The social media and the papers have been full of misery on the part of Labour supporters, understandably, but also in many cases fury at the successful Conservatives. Daniel Hannan writes well in Conservative home about the hatred the left often feels for the right. He says

the asymmetry of hatred was palpable. Again and again, Labour candidates and their media allies would rail against the heartless Tories who (in a trope popularised by George Monbiot and Robert Webb) were all emotionally damaged as a result of having been to boarding schools, and who were bent on killing poor and disabled people through benefits cuts.
And goes on:
When Leftists attack the Tories, they’re not just having a go at 300 MPs, or 100,000 party members: they’re scorning everyone who has contemplated supporting the party. Here, to pluck an example at random, is Charlie Brooker: “The Conservative Party is an eternally irritating force for wrong that appeals exclusively to bigots, toffs, money-minded machine men, faded entertainers and selfish, grasping simpletons born with some essential part of their soul missing”. 
Daniel Hannen is (still) a Conservative MEP and close associate of UKIP's only MP Douglas Carswell. But though some Labour supporters sound like they want to dissolve the electorate and choose another (a process which is, in fact, underway as a result of mass immigration) some Labour supporters are trying to understand, rather than blame, Tory voters. Suzanne Moore acknowledges here that working-class Tories may have a point after all (she always dismissed her mother's conservatism as 'false consciousness', a Marxist phrase).  Peter Watt writes in similar vein here.

I understand it very well - I felt the intense self righteousness when I strongly disapproved of Margaret Thatcher in the 1980s. Conservatives, even if they regard the left as traitors, don't feel the same way. I am not sure why, shall have to give it thought, but it is an important fact.

What is remarkable is not the ugliness and anger - which come more from the left, yes - but the fact that we don't come to blows.

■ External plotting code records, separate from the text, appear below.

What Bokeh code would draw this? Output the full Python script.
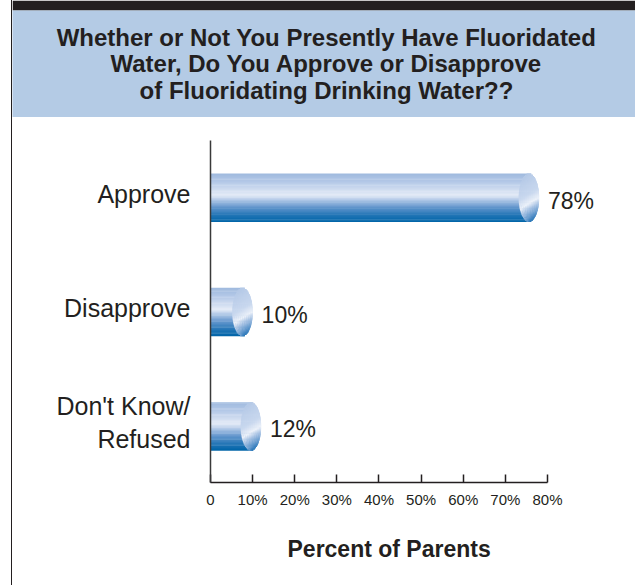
import numpy as np
from bokeh.plotting import figure
from bokeh.models import Range1d, FixedTicker, Title, LabelSet, ColumnDataSource
from bokeh.layouts import column
from bokeh.core.properties import value
from bokeh.embed import file_html
from bokeh.resources import INLINE

# ---------------- data ----------------
title_lines = [
    "Whether or Not You Presently Have Fluoridated",
    "Water, Do You Approve or Disapprove",
    "of Fluoridating Drinking Water??",
]
categories = ["Approve", "Disapprove", "Don't Know/\nRefused"]
values = [78, 10, 12]
x_ticks = [0, 10, 20, 30, 40, 50, 60, 70, 80]
x_tick_labels = ["0", "10%", "20%", "30%", "40%", "50%", "60%", "70%", "80%"]
x_axis_title = "Percent of Parents"

# ---------------- style ----------------
TEXT = "#231f20"
HEADER_BG = "#b4cbe5"
SANS = "Liberation Sans"

BODY_STOPS = [
    (0.00, (160, 186, 222)),
    (0.15, (176, 198, 230)),
    (0.38, (214, 225, 242)),
    (0.45, (228, 235, 247)),
    (0.52, (192, 210, 236)),
    (0.70, (100, 150, 205)),
    (0.88, (30, 115, 180)),
    (1.00, (0, 100, 168)),
]
FACE_STOPS = [
    (0.00, (182, 202, 231)),
    (0.35, (200, 215, 238)),
    (0.50, (236, 241, 249)),
    (0.60, (172, 197, 229)),
    (0.80, (70, 135, 195)),
    (1.00, (10, 100, 168)),
]


def grad(stops, t):
    t = np.atleast_1d(np.asarray(t, dtype=float))
    xs = [s[0] for s in stops]
    r, g, b = (np.interp(t, xs, [s[1][ch] for s in stops]) for ch in range(3))
    return ["#%02x%02x%02x" % (int(round(a)), int(round(c)), int(round(d)))
            for a, c, d in zip(r, g, b)]


# ---------------- header ----------------
header = figure(width=623, height=117, x_range=Range1d(0, 1), y_range=Range1d(0, 1),
                x_axis_type=None, y_axis_type=None, toolbar_location=None,
                output_backend="svg", min_border_left=0, min_border_right=0,
                min_border_bottom=0, min_border_top=10, frame_align=False,
                background_fill_color=HEADER_BG, border_fill_color=TEXT,
                outline_line_color=None)
header.text(x=[0.504], y=[0.5], text=["\n".join(title_lines)],
            text_align="center", text_baseline="middle",
            text_font=value(SANS), text_font_style="bold",
            text_font_size="24px", text_line_height=0.98, text_color=TEXT)

# ---------------- main chart ----------------
n = len(categories)
pos = [n - 1 - i for i in range(n)]

main = figure(width=623, height=468, x_range=Range1d(0, 100.9), y_range=Range1d(-0.49, 2.5),
              toolbar_location=None, output_backend="svg", frame_align=False,
              min_border_left=198, min_border_right=0, min_border_top=23,
              min_border_bottom=103, outline_line_color=None,
              background_fill_color="white", border_fill_color="white")
main.grid.visible = False

H = 0.42       # bar thickness (y data units)
CAP = 2.4      # cap ellipse semi-axis (x data units)
N = 40
M = 10
t = (np.arange(N) + 0.5) / N
half = np.sqrt(1 - (2 * t - 1) ** 2)
body_cols = grad(BODY_STOPS, t)
eps_y = H / N * 0.15
eps_x = 0.04

L, R, T, B, C = [], [], [], [], []
for v, yc in zip(values, pos):
    cx = v - CAP
    for k in range(N):
        top = yc + H / 2 - k * H / N
        bot = top - H / N
        w = CAP * half[k]
        L.append(0); R.append(cx + w); T.append(top + eps_y); B.append(bot - eps_y)
        C.append(body_cols[k])
    for k in range(N):
        top = yc + H / 2 - k * H / N
        bot = top - H / N
        w = CAP * half[k]
        xe = cx - w + np.arange(M + 1) * 2 * w / M
        xn = (np.arange(M) + 0.5) / M
        d = np.clip(0.8 * t[k] + 0.2 * (xn - 0.5), 0, 1)
        cols = grad(FACE_STOPS, d)
        for j in range(M):
            L.append(xe[j] - eps_x); R.append(xe[j + 1] + eps_x)
            T.append(top + eps_y); B.append(bot - eps_y)
            C.append(cols[j])

main.quad(left=L, right=R, top=T, bottom=B, fill_color=C, line_color=None)

src = ColumnDataSource(dict(x=values, y=pos, text=[f"{v}%" for v in values]))
main.add_layout(LabelSet(x="x", y="y", text="text", source=src, x_offset=9, y_offset=-3,
                         text_align="left", text_baseline="middle",
                         text_font=value(SANS), text_font_size="23px", text_color=TEXT))

xa = main.xaxis[0]
xa.ticker = FixedTicker(ticks=x_ticks)
xa.bounds = (x_ticks[0], x_ticks[-1])
xa.major_label_overrides = dict(zip(x_ticks, x_tick_labels))
xa.major_tick_in = 8
xa.major_tick_out = 0
xa.minor_tick_line_color = None
xa.axis_line_color = TEXT
xa.axis_line_width = 1.5
xa.major_tick_line_color = TEXT
xa.major_tick_line_width = 1.5
xa.major_label_text_font = SANS
xa.major_label_text_font_size = "15px"
xa.major_label_text_color = TEXT
xa.major_label_standoff = 8

ytick = [p + 0.035 for p in pos]
ya = main.yaxis[0]
ya.ticker = FixedTicker(ticks=ytick)
ya.major_label_overrides = {tk: c for tk, c in zip(ytick, categories)}
ya.major_tick_line_color = None
ya.major_tick_in = 0
ya.major_tick_out = 0
ya.minor_tick_line_color = None
ya.axis_line_color = "#3a3a3a"
ya.axis_line_width = 1.5
ya.major_label_text_font = SANS
ya.major_label_text_font_size = "25px"
ya.major_label_text_color = TEXT
ya.major_label_standoff = 20

main.add_layout(Title(text=x_axis_title, align="left", offset=77,
                      text_font=SANS, text_font_size="23px", text_font_style="bold",
                      text_color=TEXT, standoff=46), "below")

layout = column(header, main,
                styles={"margin-left": "11px", "border-left": "1px solid #231f20"})

with open("out.html", "w") as f:
    f.write(file_html(layout, INLINE))
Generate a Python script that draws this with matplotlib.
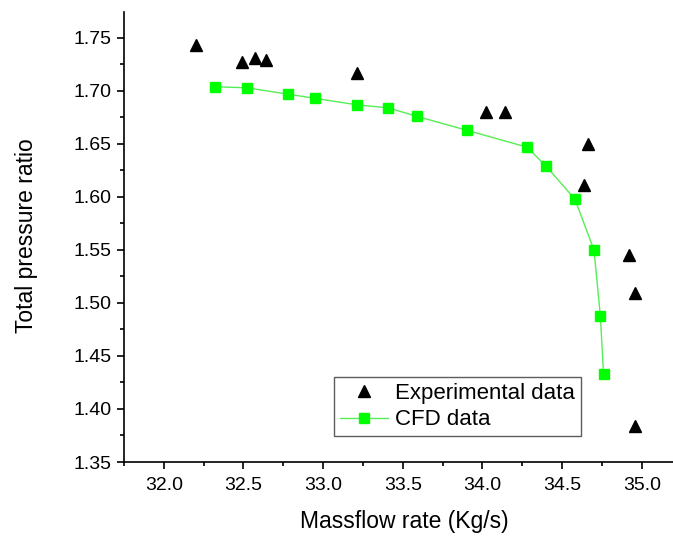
import matplotlib.pyplot as plt
import numpy as np

plt.rcParams['font.family'] = ['Liberation Sans', 'DejaVu Sans']

# experimental measurements
exp_mass = [32.20, 32.49, 32.57, 32.64, 33.21, 34.02, 34.14, 34.66, 34.64, 34.92, 34.96, 34.96]
exp_pr = [1.743, 1.727, 1.731, 1.729, 1.717, 1.680, 1.680, 1.650, 1.611, 1.545, 1.509, 1.384]

# CFD speedline
cfd_mass = [32.32, 32.52, 32.78, 32.95, 33.21, 33.41, 33.59, 33.90, 34.28, 34.40,
            34.58, 34.70, 34.74, 34.76]
cfd_pr = [1.704, 1.703, 1.697, 1.693, 1.687, 1.684, 1.676, 1.663, 1.647, 1.629,
          1.598, 1.550, 1.488, 1.433]

fig = plt.figure(figsize=(6.73, 5.37), dpi=100)
ax = fig.add_axes([124/673, 75/537, 1 - 124/673, 450/537])

ax.plot(exp_mass, exp_pr, ls='none', marker='^', ms=9, color='black',
        label='Experimental data')
ax.plot(cfd_mass, cfd_pr, color='#55ee55', lw=1.0, marker='s', ms=7.5,
        mfc='#00ff00', mec='#00ff00', label='CFD data')

ax.set_xlim(31.75, 35.196)
ax.set_ylim(1.35, 1.7745)
ax.set_xticks(np.arange(32.0, 35.01, 0.5))
ax.set_xticks(np.arange(31.75, 35.2, 0.25), minor=True)
ax.set_yticks(np.arange(1.35, 1.751, 0.05))
ax.set_yticks(np.arange(1.375, 1.77, 0.025), minor=True)
ax.xaxis.set_major_formatter(plt.FormatStrFormatter('%.1f'))
ax.yaxis.set_major_formatter(plt.FormatStrFormatter('%.2f'))

for side in ['top', 'right']:
    ax.spines[side].set_visible(False)
for side in ['left', 'bottom']:
    ax.spines[side].set_linewidth(1.2)
ax.tick_params(which='major', direction='out', length=5, width=1.2, labelsize=14)
ax.tick_params(axis='y', which='major', pad=4)
ax.tick_params(axis='x', which='major', pad=6)
ax.tick_params(which='minor', direction='out', length=3, width=1.2)

ax.set_xlabel('Massflow rate (Kg/s)', fontsize=16.5)
ax.set_ylabel('Total pressure ratio', fontsize=16.5)
ax.xaxis.set_label_coords(0.51, -0.106)
ax.yaxis.set_label_coords(-0.157, 0.504)

leg = ax.legend(loc='lower left', bbox_to_anchor=(334/673, 101/537),
                bbox_transform=fig.transFigure, fontsize=16, frameon=True,
                fancybox=False, borderaxespad=0, handlelength=2.2,
                handletextpad=0.3, borderpad=0.25, labelspacing=0.25)
leg.get_frame().set_edgecolor('#333333')
leg.get_frame().set_linewidth(1.0)

fig.savefig('out.png', dpi=100)
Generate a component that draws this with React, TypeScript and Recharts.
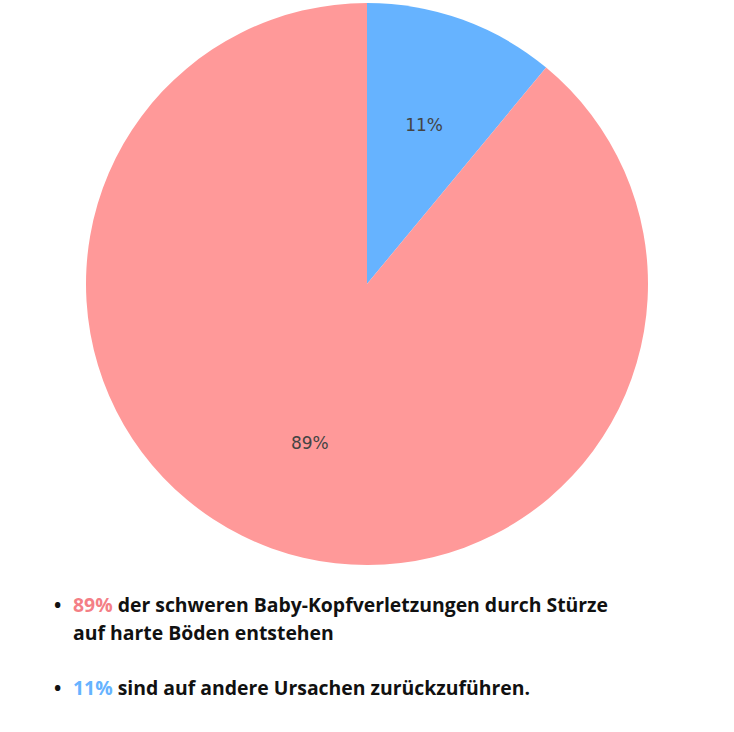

The hatred the British Left has for the Right is best seen in the hatred, the noun is exact, felt in the USA for the Tea Party and in England for UKIP. UKIP is a pleasant, Ealing Comedy sort of outfit that has the temerity to want to leave the EU and limit immigration. Peter Oborne described it as the Tory Part in exile, but nowadays it is the sin-eater of British life, and is loathed by people who really loath the electorate or large sections of it. This ugly phenomenon is illustrated by a very nasty article by my bête noire Giles Fraser, D.D., writing in the Guardian (where else?) just before Christmas, in which he said
"I don’t just disagree with Ukip. I despise them."
You may ask why a clergyman should despise the only political party that opposed single-sex marriage. I can't answer that. 

Dr. Fraser wrote a couple of days ago an unintentionally hilarious piece about how the election result makes him ashamed to be English. He muses:
Voting expresses our desire to belong [an interesting idea but probably not true]. But is it worth belonging to a country that has become little more than an aggregation of self-interest?
Yet it all started so well.
Thursday morning was lovely in London, full of the promise of spring. Even the spat I had with the man outside my polling station shouting at “f- immigrants” [the redaction is mine - clergymen have come a long way since the Chatterley ban was lifted] didn’t disrupt an overall feeling of optimism. Were people walking just a little bit more purposefully? Was I mistaken in detecting some calm excitement, almost an unspoken communal bonhomie? Perhaps also a feeling of empowerment, a sense that it was “the people” that could now make a difference. But by bedtime the spell had been broken. Things were going to stay the same. No real difference had been made.
It reads exactly like a parody by the late Michael Wharton (Peter Simple in the Telegraph) put into the mouth of Dr Spaceley Trellis, the go-ahead Bishop of Bevindon. You would need a heart of stone to read it without laughing. The odd thing is that the government led by David Cameron for the last five years is almost as liberal and PC as Dr. Fraser, and has spent like a sailor. But that's another story.